__The exercise__: Would you return the run of lines that starts at the one with "Clone this diagram in TikZ." and ends at the one with "(8,395) -- (463,395);", ends included, exactly as written and without the images?
________________________________________
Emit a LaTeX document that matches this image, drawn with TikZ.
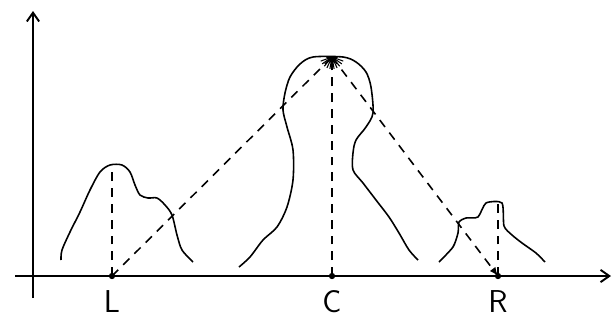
\documentclass[tikz,border=0pt]{standalone}
\usepackage{tikz}
\usetikzlibrary{arrows.meta}

\begin{document}
\begin{tikzpicture}[x=0.02cm, y=-0.02cm, >={Straight Barb[length=5pt,width=7pt]},
    axis/.style={line width=1.1pt},
    hill/.style={line width=0.9pt, line join=round},
    guide/.style={line width=0.9pt, dash pattern=on 5pt off 4pt},
    lbl/.style={font=\sffamily\fontsize{18}{20}\selectfont, inner sep=0pt}]
    \useasboundingbox (0,0) rectangle (613,325);

    % axes
    \coordinate (xs) at (15,276);
    \coordinate (xe) at (611,276);
    \coordinate (ys) at (33,298);
    \coordinate (ye) at (33,11);
    \draw[axis, ->] (xs) -- (xe);
    \draw[axis, ->] (ys) -- (ye);

    % points on the axis and tops of the hills
    \coordinate (L) at (112,276);
    \coordinate (C) at (332,276);
    \coordinate (R) at (498,276);
    \coordinate (Ltop) at (112,166);
    \coordinate (Ctop) at (332,57);
    \coordinate (Rtop) at (498,204);

    \foreach \p in {L, C, R}
        \fill (\p) circle[radius=1.8pt];

    \node[lbl] (Llabel) at (112,302) {L};
    \node[lbl] (Clabel) at (332,302) {C};
    \node[lbl] (Rlabel) at (498,302) {R};

    % left hill
    \draw[hill] plot[smooth, tension=0.5] coordinates {(61,260) (62,250) (70,232) (80,212)
        (90,190) (100,172) (110,165) (122,165) (130,172) (135,185) (140,195) (148,198)
        (157,198) (165,205) (172,215) (177,235) (182,250) (193,262)};

    % central hill
    \draw[hill] plot[smooth, tension=0.5] coordinates {(239,267) (250,257) (263,240) (277,227)
        (287,207) (293,180) (293,150) (287,127) (283,110) (285,93) (290,77) (300,64)
        (313,57) (343,57) (356,62) (366,72) (371,87) (373,113) (366,127) (356,140)
        (353,153) (353,170) (363,183) (376,200) (389,217) (399,233) (409,250) (418,260)};

    % right hill
    \draw[hill] plot[smooth, tension=0.4] coordinates {(439,262) (453,247) (458,233) (459,222)
        (466,218) (478,217) (486,203) (502,203) (504,226) (512,235) (522,243) (536,253)
        (545,262)};

    % rays at the top
    \foreach \a in {20,35,50,65,80,100,115,130,145,160}
        \draw[line width=0.6pt] (Ctop) -- ++(\a:12);
    \fill (Ctop) ++(-6,0) -- ++(12,0) -- ++(-6,7) -- cycle;

    % dashed guides
    \draw[guide] (L) -- (Ltop);
    \draw[guide] (C) -- (Ctop);
    \draw[guide] (R) -- (Rtop);
    \draw[guide] (L) -- (Ctop);
    \draw[guide, -{Latex[length=5pt,width=4pt]}] (Ctop) -- (R);
\end{tikzpicture}
\end{document}
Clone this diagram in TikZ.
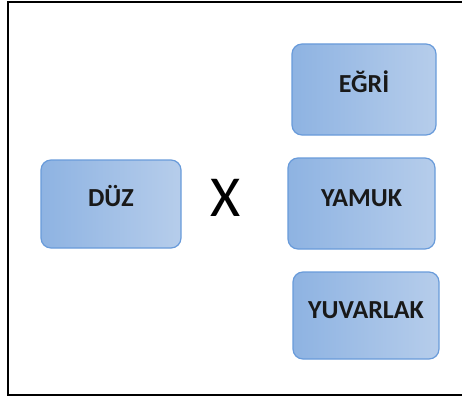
\documentclass[tikz,border=0pt]{standalone}
\usepackage{fontspec}
\setmainfont{Carlito}
\definecolor{boxleft}{RGB}{142,179,226}
\definecolor{boxright}{RGB}{182,205,235}
\definecolor{boxedge}{RGB}{105,155,218}
\begin{document}
\begin{tikzpicture}[x=1pt,y=-1pt,inner sep=0pt,outer sep=0pt,
shapebox/.style={draw=boxedge,line width=1.2pt,rounded corners=10pt,left color=boxleft,right color=boxright,
  font=\fontsize{26}{30}\selectfont\bfseries,text=black!90,text height=17pt,text depth=12pt}]

\useasboundingbox (0,0) rectangle (462,396);
\draw[line width=1.5pt] (463,2) -- (8,2) -- (8,395) -- (463,395);

\draw (111,204) node[shapebox,minimum width=140pt,minimum height=88pt] (duz) {DÜZ};
\draw (226,198) node[font=\fontsize{58}{60}\selectfont] (carpi) {X};
\draw (364,89.5) node[shapebox,minimum width=144pt,minimum height=91pt] (egri) {EĞRİ};
\draw (361.5,203.5) node[shapebox,minimum width=147pt,minimum height=91pt] (yamuk) {YAMUK};
\draw (366,315.5) node[shapebox,minimum width=146pt,minimum height=87pt] (yuvarlak) {YUVARLAK};

\end{tikzpicture}
\end{document}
________________________________________
__Result of this exercise__:
Clone this diagram in TikZ.
\documentclass[tikz,border=0pt]{standalone}
\usepackage{fontspec}
\setmainfont{Carlito}
\definecolor{boxleft}{RGB}{142,179,226}
\definecolor{boxright}{RGB}{182,205,235}
\definecolor{boxedge}{RGB}{105,155,218}
\begin{document}
\begin{tikzpicture}[x=1pt,y=-1pt,inner sep=0pt,outer sep=0pt,
shapebox/.style={draw=boxedge,line width=1.2pt,rounded corners=10pt,left color=boxleft,right color=boxright,
  font=\fontsize{26}{30}\selectfont\bfseries,text=black!90,text height=17pt,text depth=12pt}]

\useasboundingbox (0,0) rectangle (462,396);
\draw[line width=1.5pt] (463,2) -- (8,2) -- (8,395) -- (463,395);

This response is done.